Duas Michelles diferentes
A atual primeira-dama, que antecede Janja no posto, foi a primeira esposa de um presidente a discursar na cerimônia de posse e fez isso antes do marido, inclusive. Apesar de sinalizar que teria uma atuação importante no governo, passou a maior parte do governo apagada, atuando apenas ao lado da ministra Damares Alves, da Mulher, Família e Direitos Humanos.
Só voltou a aparecer com força na campanha à reeleição, e com um visual bastante diferente de como começou o governo. "São duas Michelles diferentes", percebe a historiadora.
"Na campanha para eleger Bolsonaro presidente pela primeira vez, ela aparece em menos, mas com a função de mostrar que ele é um cara casado e viril. Nos quatro anos seguintes, a atuação dela foi muito pontual, sempre ligada à pauta do cuidado com as famílias e a defesa das mulheres cristãs, deixando claro que as mulheres em geral não cabiam no governo Bolsonaro", afirma.

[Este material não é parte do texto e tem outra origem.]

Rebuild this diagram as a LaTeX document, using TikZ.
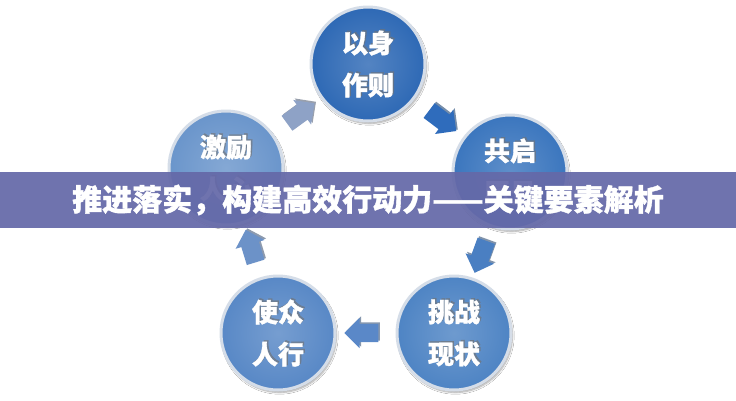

Em 2022, durante a campanha para a reeleição do presidente, a conjuntura era diferente: uma campanha mais difícil, de embate acirrado entre duas ideias de Brasil —e as primeiras-damas tiveram que entrar no jogo.
"Janja entrou para endossar a imagem do Lula, que já tem certa idade, como um cara jovem que ainda tem disposição, é engajado e amoroso. Do outro lado, Michelle entra para colocar panos quentes em impasses do marido com o público feminino, destacando que ele é um bom marido, um bom pai."